Verfassungsrechtler Alexander Thiele sieht manche Äußerungen von Bischöfen zur Verfassungsrichterwahl kritisch. Als problematisch empfinde er Einlassungen, die die Kritik nicht auf die christliche Lehre stützten, sondern in der Kandidatur von Frauke Brosius-Gersdorf einen Angriff auf die Verfassungsordnung sähen, sagte Thiele der Katholischen Nachrichten-Agentur (KNA). „Hier ist dann doch auf der Trennung der weltlichen von der religiösen Ebene zu bestehen – das Grundgesetz ist keine ‚christliche Verfassung‘.“
Die Bischöfe von Passau und Regensburg, Stefan Oster und Rudolf Voderholzer, hatten im Vorfeld der am vergangenen Freitag geplanten Wahl von Brosius-Gersdorf zur Verfassungsrichterin vor einem „radikalen Angriff auf die Fundamente unserer Verfassung“ gewarnt. Mit einem solchen Statement entstehe nachgerade der Eindruck, bei Frau Brosius-Gersdorf handele es sich um eine Verfassungsfeindin, so Thiele. „Das ist deutlich zurückzuweisen.“
Die Kirche werde es hinnehmen müssen, dass die Rechtswissenschaft und auch die Rechtsprechung des Bundesverfassungsgerichts nicht immer das christliche Weltbild widerspiegelten, so der Verfassungsrechtler.
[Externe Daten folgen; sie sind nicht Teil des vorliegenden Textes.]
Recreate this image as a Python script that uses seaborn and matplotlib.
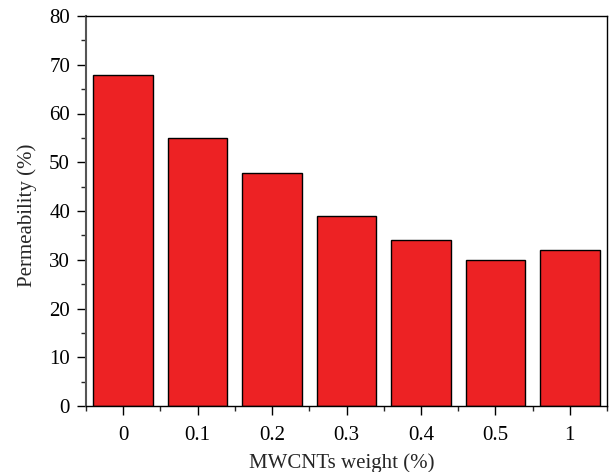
import matplotlib
matplotlib.use("Agg")
import matplotlib.pyplot as plt
import seaborn as sns
import pandas as pd
from matplotlib.ticker import MultipleLocator, FixedLocator

categories = ["0", "0.1", "0.2", "0.3", "0.4", "0.5", "1"]
permeability = [68, 55, 47.8, 39, 34, 30, 32]

df = pd.DataFrame({"weight": categories, "perm": permeability})

sns.set_style("ticks")
plt.rcParams["font.family"] = ["Liberation Serif", "DejaVu Serif"]

fig = plt.figure(figsize=(6.11, 4.72), dpi=100)
ax = fig.add_axes([86/611, 1 - 406/472, (607-86)/611, (406-16)/472])

sns.barplot(data=df, x="weight", y="perm", color="#ED2224", saturation=1,
            edgecolor="black", linewidth=1.0, width=0.8, ax=ax)

ax.set_xlim(-0.5, 6.5)
ax.set_ylim(0, 80)
ax.yaxis.set_major_locator(MultipleLocator(10))
ax.yaxis.set_minor_locator(MultipleLocator(5))
ax.xaxis.set_minor_locator(FixedLocator([i + 0.5 for i in range(-1, 7)]))

for s in ax.spines.values():
    s.set_visible(True)
    s.set_color("black")
    s.set_linewidth(1.0)
ax.spines["left"].set_color("#555555")
ax.spines["left"].set_linewidth(1.5)

ax.tick_params(axis="both", which="major", direction="out", length=6.5, width=1,
               labelsize=15, colors="black", pad=5)
ax.tick_params(axis="both", which="minor", direction="out", length=3.5, width=1)
ax.tick_params(axis="x", which="major", pad=8)

ax.set_xlabel("MWCNTs weight (%)", fontsize=15)
ax.set_ylabel("Permeability (%)", fontsize=15)
ax.xaxis.set_label_coords(0.491, -0.122)
ax.yaxis.set_label_coords(-0.094, 0.49)

fig.savefig("out.png", dpi=100)
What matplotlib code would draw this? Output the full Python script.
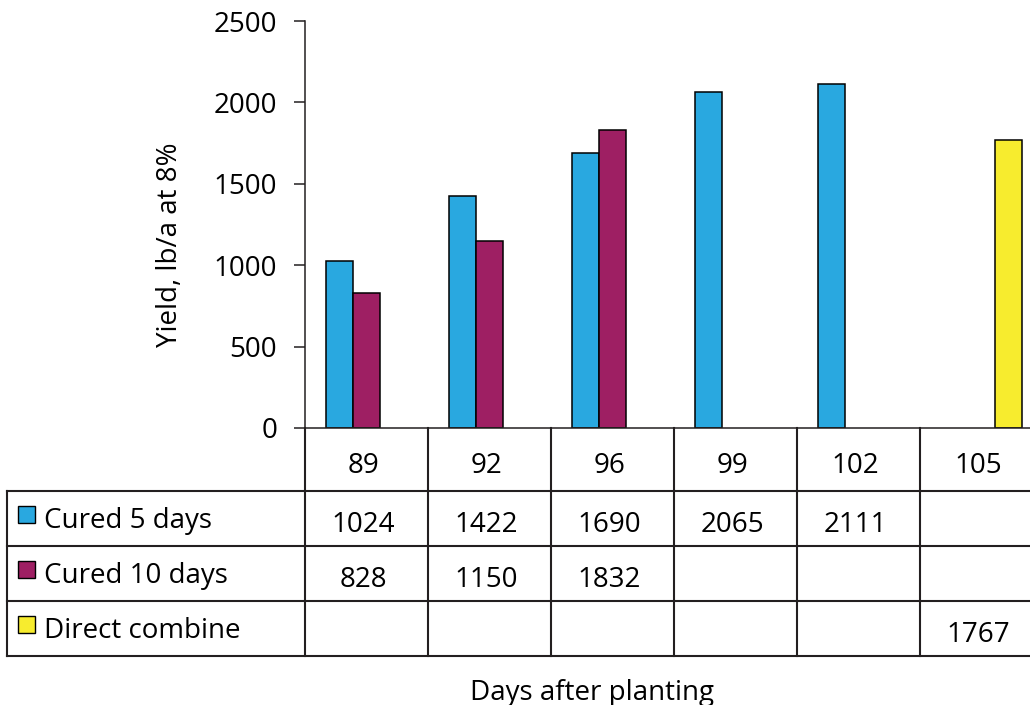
import numpy as np
import matplotlib
matplotlib.use("Agg")
import matplotlib.pyplot as plt
from matplotlib.patches import Rectangle

plt.rcParams['font.family'] = ['Open Sans', 'DejaVu Sans']

# ---- data ----
days = ["89", "92", "96", "99", "102", "105"]
series_names = ["Cured 5 days", "Cured 10 days", "Direct combine"]
cured5 = [1024, 1422, 1690, 2065, 2111, np.nan]
cured10 = [828, 1150, 1832, np.nan, np.nan, np.nan]
direct = [np.nan, np.nan, np.nan, np.nan, np.nan, 1767]
yticks = [0, 500, 1000, 1500, 2000, 2500]
ylabel = "Yield, lb/a at 8%"
xlabel = "Days after planting"

colors = ["#29A8E0", "#9E1F63", "#F7EC2E"]
ink = "#231F20"
W, H = 1030, 705
FS = 20

fig = plt.figure(figsize=(W / 100, H / 100), dpi=100)
fig.patch.set_facecolor("white")


def px_rect(x0, y0, x1, y1):
    return [x0 / W, 1 - y1 / H, (x1 - x0) / W, (y1 - y0) / H]


# ---- chart ----
ax = fig.add_axes(px_rect(305, 21, 1043, 428))
x = np.arange(len(days))
bw = 0.22
for i, vals in enumerate([cured5, cured10, direct]):
    ax.bar(x + (i - 1) * bw, vals, width=bw, color=colors[i],
           edgecolor="black", linewidth=1.1, zorder=3)
ax.set_xlim(-0.5, len(days) - 0.5)
ax.set_ylim(0, 2500)
ax.set_yticks(yticks)
ax.set_yticklabels([str(v) for v in yticks], fontsize=FS, color="black")
ax.set_xticks([])
ax.tick_params(axis="y", direction="out", length=8, width=1.1, color=ink, pad=12)
for s in ["top", "right"]:
    ax.spines[s].set_visible(False)
for s in ["left", "bottom"]:
    ax.spines[s].set_linewidth(1.1)
    ax.spines[s].set_color(ink)
ax.spines["bottom"].set_zorder(4)

fig.text(170 / W, 1 - 245 / H, ylabel, rotation=90, fontsize=FS,
         ha="center", va="center")

# ---- data table ----
lab_w = 298 / 123
xl = -0.5 - lab_w
hdr = 63 / 55
tax = fig.add_axes(px_rect(7, 428, 1043, 656))
tax.set_xlim(xl, len(days) - 0.5)
tax.set_ylim(0, 3 + hdr)
tax.axis("off")
lw = 1.5
for yy in [0, 1, 2, 3]:
    tax.plot([xl, len(days) - 0.5], [yy, yy], color=ink, lw=lw, clip_on=False,
             solid_capstyle="projecting")
tax.plot([xl, xl], [0, 3], color=ink, lw=lw, clip_on=False)
for k in range(len(days) + 1):
    tax.plot([k - 0.5, k - 0.5], [0, 3 + hdr], color=ink, lw=lw, clip_on=False)

for j, d in enumerate(days):
    tax.text(j - 0.025, 3 + hdr - 44.7 / 55, d, ha="center", va="baseline",
             fontsize=FS)

for i, (name, vals) in enumerate(zip(series_names, [cured5, cured10, direct])):
    top = 3 - i
    tax.add_patch(Rectangle((xl + 11 / 123, top - 32 / 55), 17 / 123, 17 / 55,
                            facecolor=colors[i], edgecolor="black", lw=1.0,
                            clip_on=False))
    tax.text(xl + 37 / 123, top - 37 / 55, name, ha="left", va="baseline",
             fontsize=FS)
    for j, v in enumerate(vals):
        if not np.isnan(v):
            tax.text(j - 0.025, top - 41 / 55, f"{int(v)}", ha="center",
                     va="baseline", fontsize=FS)

fig.text(592 / W, 1 - 679 / H, xlabel, ha="center", va="top", fontsize=FS)

fig.savefig("out.png", dpi=100, facecolor="white")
Auch Bambergs Erzbischof Herwig Gössl hatte sich zuletzt in der Debatte geäußert, ebenso Kölns Kardinal Rainer Maria Woelki.
Bischof bietet Brosius-Gersdorf Gespräch an – Juristin nennt seine Kritik „infam“
Im Interview mit WELT TV sagte Gössl am Dienstag, er würde es begrüßen, wenn Brosius-Gersdorf auf das Amt der Verfassungsrichterin verzichten würde. „Mir wäre das am liebsten, natürlich“, so Gössl. Brosius-Gersdorfs Position stehe völlig konträr zu der Auffassung der katholischen Kirche. „Es gibt keine Abstufung des Lebensrechts“, so der Geistliche. „Von daher sehe ich da auch wenig Kompromissmöglichkeit.“
Am Mittwoch bot Gössl Brosius-Gersdorf ein persönliches Gespräch an, um Missverständnisse auszuräumen. „Ich hoffe, dass dies bald stattfinden kann“, schreibt Gössl in einem vom Erzbistum Bamberg veröffentlichten Statement. Dass seine Predigt vom vergangenen Wochenende instrumentalisiert werde, um ihr oder dem Ansehen des Bundesverfassungsgerichts zu schaden, bedaure er ausdrücklich.
Der Erzbischof bekräftigte zudem erneut, dass er Brosius-Gersdorf nicht habe persönlich angreifen oder diffamieren wollen. „Ihre Kompetenz als Juristin und ihre persönliche Integrität habe ich niemals in Zweifel gezogen. Das Thema meiner Predigt war die Verantwortung vor Gott.“ Er habe nur darlegen wollen, welche Folgen es für die Gesellschaft habe, wenn diese Verantwortung abhandenkomme.
In der ZDF-Talkshow „Markus Lanz“ wies die Juristin speziell die Kritik von Gössl in scharfen Worten zurück. Der Bamberger Erzbischof habe ihr Intoleranz und Menschenverachtung vorgeworfen. „Ich finde das infam“, so Brosius-Gersdorf. „Ich möchte einfach mal daran erinnern, dass auch Vertreter der katholischen Kirche an die Verfassungswerte unseres Grundgesetzes gebunden sind und damit auch an meine Menschenwürde und mein Persönlichkeitsrecht.“ Ungeachtet dessen habe sie in den vergangenen Tagen Tausende von Zuschriften erhalten, auch von Pfarrern und Pastoren, die sie nachdrücklich aufgefordert hätten, „jetzt nicht zurückzustecken“.